Supplied material:
****************************************
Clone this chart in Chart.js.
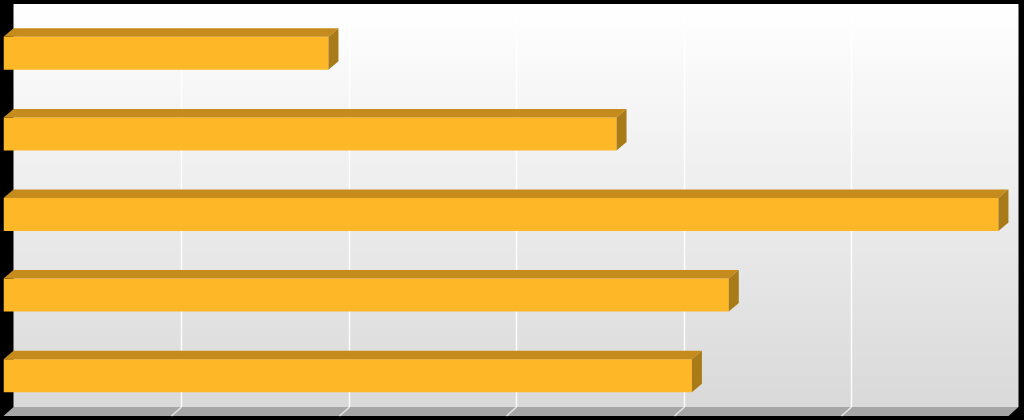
<!DOCTYPE html>
<html>
<head>
<meta charset="utf-8">
<script src="https://cdn.jsdelivr.net/npm/chart.js@4/dist/chart.umd.min.js"></script>
<style>
  html, body { margin: 0; padding: 0; background: #000; }
  canvas { display: block; }
</style>
</head>
<body>
<canvas id="barChart" width="1024" height="420"></canvas>
<script>
// ---- Data ----
const categories = ['1', '2', '3', '4', '5'];
const values = [1.94, 3.66, 5.94, 4.33, 4.11];
const xTicks = [0, 1, 2, 3, 4, 5, 6];

// ---- 3D look: depth offset of the back wall ----
const DX = 10, DY = 9;

const room3d = {
  id: 'room3d',
  beforeDraw(chart) {
    const { ctx, chartArea: a, scales: { x } } = chart;
    const w = a.right - a.left, h = a.bottom - a.top;
    ctx.save();

    // back wall
    const g = ctx.createLinearGradient(0, a.top - DY, 0, a.bottom - DY);
    g.addColorStop(0, '#ffffff');
    g.addColorStop(1, '#d9d9d9');
    ctx.fillStyle = g;
    ctx.fillRect(a.left + DX, a.top - DY, w, h);

    // floor
    ctx.fillStyle = '#a6a6a6';
    ctx.beginPath();
    ctx.moveTo(a.left, a.bottom);
    ctx.lineTo(a.right, a.bottom);
    ctx.lineTo(a.right + DX, a.bottom - DY);
    ctx.lineTo(a.left + DX, a.bottom - DY);
    ctx.closePath();
    ctx.fill();

    // gridlines on wall and floor
    xTicks.slice(1, -1).forEach(v => {
      const px = Math.round(x.getPixelForValue(v)) + 0.5;
      ctx.strokeStyle = 'rgba(255,255,255,0.9)';
      ctx.lineWidth = 1.5;
      ctx.beginPath();
      ctx.moveTo(px + DX, a.top - DY);
      ctx.lineTo(px + DX, a.bottom - DY);
      ctx.stroke();
      ctx.strokeStyle = '#e6e6e6';
      ctx.beginPath();
      ctx.moveTo(px + DX, a.bottom - DY);
      ctx.lineTo(px, a.bottom);
      ctx.stroke();
    });
    ctx.restore();
  },
  afterDatasetsDraw(chart) {
    const ctx = chart.ctx;
    const d = DY - 0.5;
    ctx.save();
    chart.getDatasetMeta(0).data.forEach(bar => {
      const top = bar.y - bar.height / 2, bot = bar.y + bar.height / 2;
      // top face
      ctx.fillStyle = '#c58b1d';
      ctx.beginPath();
      ctx.moveTo(bar.base, top);
      ctx.lineTo(bar.x, top);
      ctx.lineTo(bar.x + DX, top - d);
      ctx.lineTo(bar.base + DX, top - d);
      ctx.closePath();
      ctx.fill();
      // right face
      ctx.fillStyle = '#a97a18';
      ctx.beginPath();
      ctx.moveTo(bar.x, top);
      ctx.lineTo(bar.x + DX, top - d);
      ctx.lineTo(bar.x + DX, bot - d);
      ctx.lineTo(bar.x, bot);
      ctx.closePath();
      ctx.fill();
    });
    ctx.restore();
  }
};

new Chart(document.getElementById('barChart'), {
  type: 'bar',
  data: {
    labels: categories,
    datasets: [{
      data: values,
      backgroundColor: '#fdb727',
      borderWidth: 0,
      barPercentage: 0.41,
      categoryPercentage: 1
    }]
  },
  options: {
    indexAxis: 'y',
    responsive: false,
    animation: false,
    devicePixelRatio: 1,
    layout: { padding: { left: 3.5, right: 15.5, top: 13, bottom: 4 } },
    plugins: { legend: { display: false }, tooltip: { enabled: false } },
    scales: {
      x: { min: xTicks[0], max: xTicks[xTicks.length - 1], display: false },
      y: { display: false }
    }
  },
  plugins: [room3d]
});
</script>
</body>
</html>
****************************************
Given problem: Write down every line from the opening of the listing to the line with "const DX = 10, DY = 9;", both included, and nothing else; the pictures are omitted.

Answer for this exercise:
Clone this chart in Chart.js.
<!DOCTYPE html>
<html>
<head>
<meta charset="utf-8">
<script src="https://cdn.jsdelivr.net/npm/chart.js@4/dist/chart.umd.min.js"></script>
<style>
  html, body { margin: 0; padding: 0; background: #000; }
  canvas { display: block; }
</style>
</head>
<body>
<canvas id="barChart" width="1024" height="420"></canvas>
<script>
// ---- Data ----
const categories = ['1', '2', '3', '4', '5'];
const values = [1.94, 3.66, 5.94, 4.33, 4.11];
const xTicks = [0, 1, 2, 3, 4, 5, 6];

// ---- 3D look: depth offset of the back wall ----
const DX = 10, DY = 9;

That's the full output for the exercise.